An emergency meeting of the 57-member group called on the UN Security Council to urgently consider creating “a multi-dimensional UN peacekeeping operation in Syria as a prelude to restoring security and stability in the country.”
It also called for more to be done to find a rapid political solution to the Syrian conflict.
The OIC, which calls itself the collective voice of the Muslim world, blamed the humanitarian crisis on “the war crimes committed by the regime in Syria.”
More than four million Syrians have fled their country where President Bashar Assad is battling various rebels, including the Islamic State group, which has carried out widespread atrocities.
The migration from Syria has created a crisis in Europe, where Germany alone is expected to receive 800,000 asylum-seekers from Syria and elsewhere this year.
“The meeting stressed the common responsibility of all nations, particularly OIC member states, to open their doors to the Syrian refugees as a mark of Islamic compassion and solidarity,” a closing statement from the meeting said.
The OIC noted that more than half of its member states are not signatories to the UN Convention on Refugees, and urged them to sign.
No Gulf state has acceded to the convention which sets standards for the treatment and rights of those fleeing to a new country.

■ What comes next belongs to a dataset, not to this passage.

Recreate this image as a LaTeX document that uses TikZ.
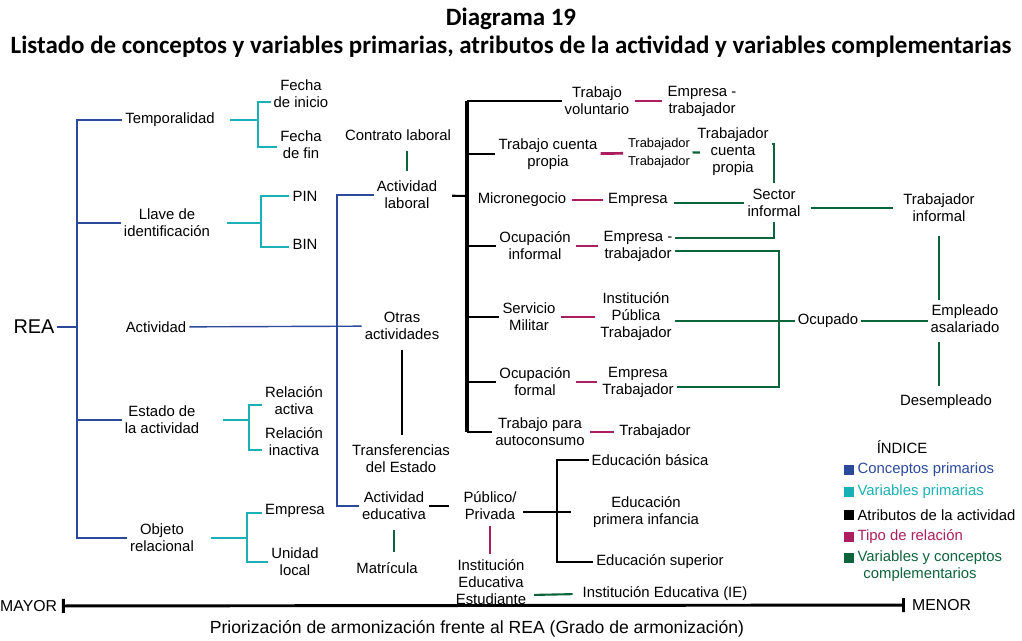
\documentclass[tikz,border=0pt]{standalone}
\usepackage{fontspec}
\setmainfont{Liberation Sans}
\newfontfamily\titulofont{Carlito}
\usetikzlibrary{calc,positioning,arrows.meta}

\definecolor{cprim}{RGB}{44,74,156}
\definecolor{vprim}{RGB}{27,176,182}
\definecolor{trel}{RGB}{172,30,96}
\definecolor{vcomp}{RGB}{14,100,58}

\tikzset{
    lbl/.style={align=center, inner sep=2.5pt, font=\fontsize{12.7}{14.5}\selectfont},
    chico/.style={align=center, inner sep=2pt, font=\fontsize{11}{15}\selectfont},
    titulo/.style={inner sep=0pt, font=\titulofont\bfseries\fontsize{21.3}{24}\selectfont},
    eje/.style={inner sep=0pt, font=\fontsize{13.5}{16}\selectfont},
    ley/.style={align=left, inner sep=1pt, font=\fontsize{12.7}{14.5}\selectfont},
    cuadro/.style={minimum size=7.8pt, inner sep=0pt},
    cp/.style={draw=cprim, line width=1.2pt},
    vp/.style={draw=vprim, line width=1.6pt},
    atr/.style={draw=black, line width=1.8pt},
    rel/.style={draw=trel, line width=2.3pt, shorten <=2pt, shorten >=2pt},
    vc/.style={draw=vcomp, line width=1.8pt},
}

\begin{document}
\begin{tikzpicture}[x=0.03cm, y=-0.03cm]
        \useasboundingbox (0,0) rectangle (1022,641);
        %\draw[gray, dashed] (0,0) grid[step=50] (1022,641);

        \node[titulo] (tit1) at (511,19) {Diagrama 19};
        \node[titulo] (tit2) at (511,47) {Listado de conceptos y variables primarias, atributos de la actividad y variables complementarias};

        \node[inner sep=2pt, font=\fontsize{17}{20}\selectfont] (rea) at (34,327) {REA};

        \node[lbl] (temp) at (170,120) {Temporalidad};
        \node[lbl] (llave) at (167,223) {Llave de\\identificación};
        \node[lbl] (act) at (156,327) {Actividad};
        \node[lbl] (estado) at (162,420) {Estado de\\la actividad};
        \node[lbl] (objeto) at (162,538) {Objeto\\relacional};

        \node[lbl] (fini) at (301,94) {Fecha\\de inicio};
        \node[lbl] (ffin) at (301,145) {Fecha\\de fin};
        \node[lbl] (pin) at (305,196) {PIN};
        \node[lbl] (bin) at (305,244) {BIN};
        \node[lbl] (ract) at (294,401) {Relación\\activa};
        \node[lbl] (rina) at (294,442) {Relación\\inactiva};
        \node[lbl] (empo) at (295,511) {Empresa};
        \node[lbl] (unid) at (295,562) {Unidad\\local};

        \coordinate (eje) at (77,327);
        \draw[cp] (rea) -- (eje);
        \draw[cp] (temp.west) -| (eje) |- (objeto.west);
        \draw[cp] (eje |- llave) -- (llave.west);
        \draw[cp] (eje |- estado) -- (estado.west);

        \coordinate (jt) at (258,120);
        \coordinate (jl) at (261,223);
        \coordinate (je) at (249,420);
        \coordinate (jo) at (247,538);
        \draw[vp, shorten <=10pt] (temp) -- (jt);
        \draw[vp] ($(fini.west)+(0,8)$) -| (jt) |- ($(ffin.west)+(0,2)$);
        \draw[vp, shorten <=12pt] (llave) -- (jl);
        \draw[vp] (pin.west) -| (jl) |- ($(bin.west)+(0,3)$);
        \draw[vp, shorten <=18pt] (estado) -- (je);
        \draw[vp] ($(ract.west)+(0,4)$) -| (je) |- ($(rina.west)+(0,8)$);
        \draw[vp, shorten <=12pt] (objeto) -- (jo);
        \draw[vp] ($(empo.west)+(0,2)$) -| (jo) |- (unid.west);

        \node[lbl] (contr) at (398,135) {Contrato laboral};
        \node[lbl] (lab) at (407,195) {Actividad\\laboral};
        \node[lbl] (otras) at (402,326) {Otras\\actividades};
        \node[lbl] (transf) at (401,459) {Transferencias\\del Estado};
        \node[lbl] (edu) at (394,506) {Actividad\\educativa};
        \node[lbl] (matr) at (387,568) {Matrícula};

        \coordinate (eje2) at (337,327);
        \draw[cp] (act) -- (otras);
        \draw[cp] (lab.west) -| (eje2) |- (edu.west);
        \draw[vc, shorten <=6pt, shorten >=6pt] (lab.north) -- (lab.north |- contr.south);
        \draw[atr, shorten <=6pt, shorten >=6pt] (otras.south) -- (otras.south |- transf.north);
        \draw[vc, shorten <=6pt, shorten >=6pt] (edu.south) -- (edu.south |- matr.north);

        \node[lbl] (vol) at (597,101) {Trabajo\\voluntario};
        \node[lbl] (cta) at (548,154) {Trabajo cuenta\\propia};
        \node[lbl] (micro) at (522,200) {Micronegocio};
        \node[lbl] (oinf) at (535,246) {Ocupación\\informal};
        \node[lbl] (mil) at (529,317) {Servicio\\Militar};
        \node[lbl] (ofor) at (535,382) {Ocupación\\formal};
        \node[lbl] (auto) at (540,432) {Trabajo para\\autoconsumo};

        \coordinate (jlab) at (467,196);
        \draw[atr, shorten <=10pt] (lab) -- (jlab);
        \draw[atr, line width=2.6pt] (jlab |- vol) -- (jlab |- auto);
        \draw[atr] (jlab |- vol) -- (vol.west);
        \draw[atr] (jlab |- cta) -- (cta.west);
        \draw[atr] (jlab |- oinf) -- (oinf.west);
        \draw[atr] (jlab |- mil) -- (mil.west);
        \draw[atr] (jlab |- ofor) -- (ofor.west);
        \draw[atr] (jlab |- auto) -- (auto.west);

        \node[lbl] (emptv) at (702,101) {Empresa -\\trabajador};
        \node[chico] (trtr) at (659,153) {Trabajador\\Trabajador};
        \node[lbl] (empm) at (638,200) {Empresa};
        \node[lbl] (empi) at (638,246) {Empresa -\\trabajador};
        \node[lbl] (ipt) at (636,317) {Institución\\Pública\\Trabajador};
        \node[lbl] (empf) at (638,382) {Empresa\\Trabajador};
        \node[lbl] (trab) at (655,432) {Trabajador};

        \draw[rel] (vol) -- (emptv);
        \draw[rel, shorten <=0pt] (cta) -- (trtr);
        \draw[rel] (micro) -- (empm);
        \draw[rel] (oinf) -- (empi);
        \draw[rel] (mil) -- (ipt);
        \draw[rel] (ofor) -- (empf);
        \draw[rel] (auto) -- (trab);

        \node[lbl] (tcp) at (733,152) {Trabajador\\cuenta\\propia};
        \node[lbl] (sector) at (774,203) {Sector\\informal};
        \node[lbl] (trinf) at (939,208) {Trabajador\\informal};
        \node[lbl] (ocup) at (828,321) {Ocupado};
        \node[lbl] (empl) at (965,319) {Empleado\\asalariado};
        \node[lbl] (desemp) at (946,402) {Desempleado};

        \coordinate (jocu) at (779,321);
        \draw[vc, shorten >=-5pt] (trtr) -- (tcp);
        \draw[vc, shorten >=3pt] ($(tcp.east)+(0,-8)$) -| (sector.north);
        \draw[vc, shorten <=3pt] (empm.east |- sector) -- (sector.west);
        \draw[vc, shorten >=2pt] ($(empi.east)+(0,-8)$) -| (sector.south);
        \draw[vc] ($(empi.east)+(0,5)$) -| (jocu) |- ($(empf.east)+(0,5)$);
        \draw[vc] (ipt.east |- ocup) -- (ocup.west);
        \draw[vc] (ocup) -- (ocup -| empl.west);
        \draw[vc, shorten <=6pt, shorten >=6pt] (sector.east |- trinf) -- (trinf.west);
        \draw[vc, shorten <=9pt, shorten >=2pt] (trinf.south) -- (trinf.south |- empl.north);
        \draw[vc, shorten <=5pt, shorten >=5pt] (trinf.south |- empl.south) -- (trinf.south |- desemp.north);

        \node[lbl] (pub) at (490,506) {Público/\\Privada};
        \node[lbl] (ied) at (491,582) {Institución\\Educativa\\Estudiante};
        \node[lbl] (ie) at (665,594) {Institución Educativa (IE)};
        \node[lbl] (bas) at (650,460) {Educación básica};
        \node[lbl] (prim) at (646,512) {Educación\\primera infancia};
        \node[lbl] (sup) at (660,562) {Educación superior};

        \coordinate (jed) at (557,513);
        \draw[atr, shorten >=10pt] (edu) -- (pub);
        \draw[atr, shorten <=3pt, shorten >=16pt] (pub.east |- prim) -- (prim.west);
        \draw[atr] (bas.west) -| (jed) |- (sup.west);
        \draw[rel] (pub.south) -- (pub.south |- ied.north);
        \draw[vc, shorten <=4pt, shorten >=6pt] ($(ied.east)+(0,13)$) -- (ie.west);

        \node[lbl] (indice) at (902,447) {ÍNDICE};
        \node[cuadro, fill=cprim] (c1) at (849,470) {};
        \node[cuadro, fill=vprim] (c2) at (849,492) {};
        \node[cuadro, fill=black] (c3) at (849,515) {};
        \node[cuadro, fill=trel] (c4) at (849,537) {};
        \node[cuadro, fill=vcomp] (c5) at (849,558) {};
        \node[ley, text=cprim, right=2pt of c1] (l1) {Conceptos primarios};
        \node[ley, text=vprim, right=2pt of c2] (l2) {Variables primarias};
        \node[ley, right=2pt of c3] (l3) {Atributos de la actividad};
        \node[ley, text=trel, right=2pt of c4] (l4) {Tipo de relación};
        \node[ley, text=vcomp, right=2pt of c5, yshift=-7.2pt] (l5) {Variables y conceptos\\\hspace*{5pt}complementarios};

        \node[eje, anchor=west] (mayor) at (0,606) {MAYOR};
        \node[eje, anchor=west] (menor) at (912,605) {MENOR};
        \draw[{Bar[width=12pt]}-{Bar[width=12pt]}, line width=2.5pt, shorten <=4pt, shorten >=6pt] (mayor) -- (menor);
        \node[eje, font=\fontsize{15}{18}\selectfont] (cap) at (477,629) {Priorización de armonización frente al REA (Grado de armonización)};
    \end{tikzpicture}
\end{document}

Gulf Arab states have been among the most ardent opponents of Assad, providing funds and weapons for rebel groups fighting him.
At the same time, Saudi Arabia and its neighbors last year joined a US-led military coalition bombing IS extremists in Syria.

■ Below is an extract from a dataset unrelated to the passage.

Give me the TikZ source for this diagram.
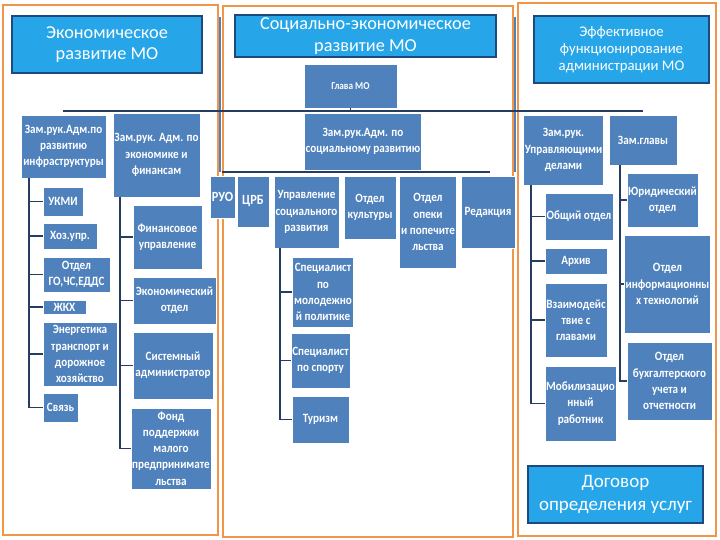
\documentclass[tikz,border=0pt]{standalone}
\usepackage{fontspec}
\setmainfont{Carlito}
\newfontfamily\unitfont{Carlito}[FakeStretch=0.88]
\usetikzlibrary{positioning}
\definecolor{headcolor}{RGB}{38,166,232}
\definecolor{headborder}{RGB}{31,73,125}
\definecolor{unitcolor}{RGB}{79,129,189}
\definecolor{linkcolor}{RGB}{38,60,96}
\definecolor{framecolor}{RGB}{240,150,75}

\begin{document}
\begin{tikzpicture}[
    x=0.25mm, y=-0.25mm,
    headnode/.style={rectangle, draw=headborder, fill=headcolor, thick, text=white, align=center, inner sep=1pt, font=\fontsize{13}{15.5}\selectfont},
    unitnode/.style={rectangle, draw=white, fill=unitcolor, line width=0.4pt, text=white, align=center, inner sep=1pt, font=\unitfont\bfseries\fontsize{9}{11.5}\selectfont},
    framebox/.style={draw=framecolor, line width=2pt},
    framebar/.style={draw=unitcolor, line width=1.6pt},
    busline/.style={draw=linkcolor, line width=1.8pt},
    linkline/.style={draw=linkcolor, line width=1.3pt}
]
\fill[white] (0,0) rectangle (720,540);
\useasboundingbox (0,0) rectangle (720,540);

% Three zones
\draw[framebox] (3,5) rectangle (218,535);
\draw[framebox] (223,6) rectangle (513,537);
\draw[framebox] (518,3) rectangle (716,536);
\coordinate (barA1) at (220,17);
\coordinate (barA2) at (220,172);
\coordinate (barB1) at (515,17);
\coordinate (barB2) at (515,172);
\draw[framebar] (barA1) -- (barA2);
\draw[framebar] (barB1) -- (barB2);

% Zone headers
\node[headnode, minimum width=47.5mm, minimum height=14.25mm] (hdrecon) at (107,44.5) {Экономическое\\развитие МО};
\node[headnode, minimum width=65.25mm, minimum height=10.5mm] (hdrsoc) at (365.5,36) {Социально-экономическое\\развитие МО};
\node[headnode, minimum width=43.75mm, minimum height=16.75mm, font=\fontsize{10.5}{12}\selectfont] (hdradm) at (621.5,49.5) {Эффективное\\функционирование\\администрации МО};
\node[headnode, minimum width=43.75mm, minimum height=14.25mm, font=\fontsize{13.5}{16.5}\selectfont] (hdrdog) at (615.5,494.5) {Договор\\определения услуг};

% Top level
\node[unitnode, minimum width=23.25mm, minimum height=11mm, font=\unitfont\bfseries\fontsize{7.5}{9}\selectfont] (glava) at (350.5,86) {Глава МО};
\coordinate (busL) at (63,111);
\coordinate (busR) at (643,111);
\draw[busline] (busL) -- (busR);
\draw[linkline] (glava.south) -- (glava.south |- busL);

% Deputies
\node[unitnode, minimum width=21.25mm, minimum height=15.75mm] (infra) at (63.5,146.5) {Зам.рук.Адм.по\\развитию\\инфраструктуры};
\node[unitnode, minimum width=20.25mm, minimum height=21mm] (econ) at (156.5,155) {Зам.рук. Адм. по\\экономике и\\финансам};
\node[unitnode, minimum width=28mm, minimum height=14.25mm] (soc) at (363,141.5) {Зам.рук.Адм. по\\социальному развитию};
\node[unitnode, minimum width=19.75mm, minimum height=17.5mm] (delami) at (563.5,150) {Зам.рук.\\Управляющими\\делами};
\node[unitnode, minimum width=17mm, minimum height=12.5mm] (zamgl) at (643,140) {Зам.главы};

% Left zone: infrastructure
\node[unitnode, minimum width=10mm, minimum height=7.25mm] (ukmi) at (63,201.5) {УКМИ};
\node[unitnode, minimum width=13.5mm, minimum height=6.5mm] (hoz) at (70,236) {Хоз.упр.};
\node[unitnode, minimum width=16.75mm, minimum height=8.75mm] (gochs) at (76.5,274.5) {Отдел\\ГО,ЧС,ЕДДС};
\node[unitnode, minimum width=10.75mm, minimum height=3.5mm] (zhkh) at (64.5,307) {ЖКХ};
\node[unitnode, minimum width=18.5mm, minimum height=16mm] (energ) at (80,354) {Энергетика\\транспорт и\\дорожное\\хозяйство};
\node[unitnode, minimum width=8.75mm, minimum height=7.25mm] (svyaz) at (60.5,407.5) {Связь};
\draw[linkline] ([xshift=2mm]infra.south west) |- (svyaz.west);
\foreach \u in {ukmi,hoz,gochs,zhkh,energ}
    \draw[linkline] ([xshift=2mm]infra.south west |- \u.west) -- (\u.west);

% Left zone: economy
\node[unitnode, minimum width=17.25mm, minimum height=16mm] (finupr) at (167.5,237) {Финансовое\\управление};
\node[unitnode, minimum width=20.75mm, minimum height=11.75mm] (ekotd) at (174.5,300.5) {Экономический\\отдел};
\node[unitnode, minimum width=20mm, minimum height=16.75mm] (sysadm) at (173,365.5) {Системный\\администратор};
\node[unitnode, minimum width=19mm, minimum height=20.25mm] (fond) at (171,448.5) {Фонд\\поддержки\\малого\\предпринимате\\льства};
\draw[linkline] ([xshift=1.75mm]econ.south west) |- (fond.west);
\foreach \u in {finupr,ekotd,sysadm}
    \draw[linkline] ([xshift=1.75mm]econ.south west |- \u.west) -- (\u.west);

% Middle zone
\coordinate (sbusL) at (222,172);
\coordinate (sbusR) at (490,172);
\draw[busline] (sbusL) -- (sbusR);
\node[unitnode, minimum width=6.25mm, minimum height=10.5mm, font=\unitfont\bfseries\fontsize{10}{12}\selectfont] (ruo) at (222.5,197) {РУО};
\node[unitnode, minimum width=8mm, minimum height=12.75mm, font=\unitfont\bfseries\fontsize{10}{12}\selectfont] (crb) at (253,201.5) {ЦРБ};
\node[unitnode, minimum width=15.75mm, minimum height=18mm] (usr) at (306.5,212) {Управление\\социального\\развития};
\node[unitnode, minimum width=13mm, minimum height=15.75mm] (kult) at (370,207.5) {Отдел\\культуры};
\node[unitnode, minimum width=14mm, minimum height=23mm] (opeka) at (428,222) {Отдел\\опеки\\и попечите\\льства};
\node[unitnode, minimum width=13.5mm, minimum height=18mm] (red) at (488,212) {Редакция};

\node[unitnode, minimum width=15mm, minimum height=17.5mm] (molod) at (323,292) {Специалист\\по\\молодежно\\й политике};
\node[unitnode, minimum width=14.25mm, minimum height=13.75mm] (sport) at (320.5,360.5) {Специалист\\по спорту};
\node[unitnode, minimum width=14.25mm, minimum height=11.75mm] (turizm) at (320.5,419.5) {Туризм};
\draw[linkline] ([xshift=1.5mm]usr.south west) |- (turizm.west);
\foreach \u in {molod,sport}
    \draw[linkline] ([xshift=1.5mm]usr.south west |- \u.west) -- (\u.west);

% Right zone: administration
\node[unitnode, minimum width=17mm, minimum height=11.75mm] (obsh) at (579,216.5) {Общий отдел};
\node[unitnode, minimum width=15.5mm, minimum height=6.5mm] (arhiv) at (576,261) {Архив};
\node[unitnode, minimum width=15.5mm, minimum height=18.5mm] (vzaim) at (576,320) {Взаимодейс\\твие с\\главами};
\node[unitnode, minimum width=17.75mm, minimum height=18.75mm] (mobil) at (580.5,403.5) {Мобилизацио\\нный\\работник};
\draw[linkline] ([xshift=2mm]delami.south west) |- (mobil.west);
\foreach \u in {obsh,arhiv,vzaim}
    \draw[linkline] ([xshift=2mm]delami.south west |- \u.west) -- (\u.west);

\node[unitnode, minimum width=17.75mm, minimum height=13.5mm] (yurid) at (662.5,200) {Юридический\\отдел};
\node[unitnode, minimum width=20.25mm, minimum height=24.5mm] (infotech) at (667.5,284) {Отдел\\информационны\\х технологий};
\node[unitnode, minimum width=21.25mm, minimum height=19.5mm] (buh) at (669.5,381) {Отдел\\бухгалтерского\\учета и\\отчетности};
\draw[linkline] ([xshift=2.75mm]zamgl.south west) |- (buh.west);
\foreach \u in {yurid,infotech}
    \draw[linkline] ([xshift=2.75mm]zamgl.south west |- \u.west) -- (\u.west);

\end{tikzpicture}
\end{document}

The OIC further “urged all countries to refrain from extending military support to the Assad regime.”
That call comes as Washington accuses Moscow of a military build-up in Syria, where Russia has backed Assad against the uprising of more than four years. Moscow said Sunday that it would continue to support the Assad regime in its fight against the Islamic State group.
The OIC said Syria’s neighbors who have taken refugees have borne “a huge portion” of the humanitarian burden and the international community should give them more support. Lebanon, with a native population of 4.4 million, has taken in 1.1 million refugees, while Turkey is playing host to close to 2 million people who fled Syria.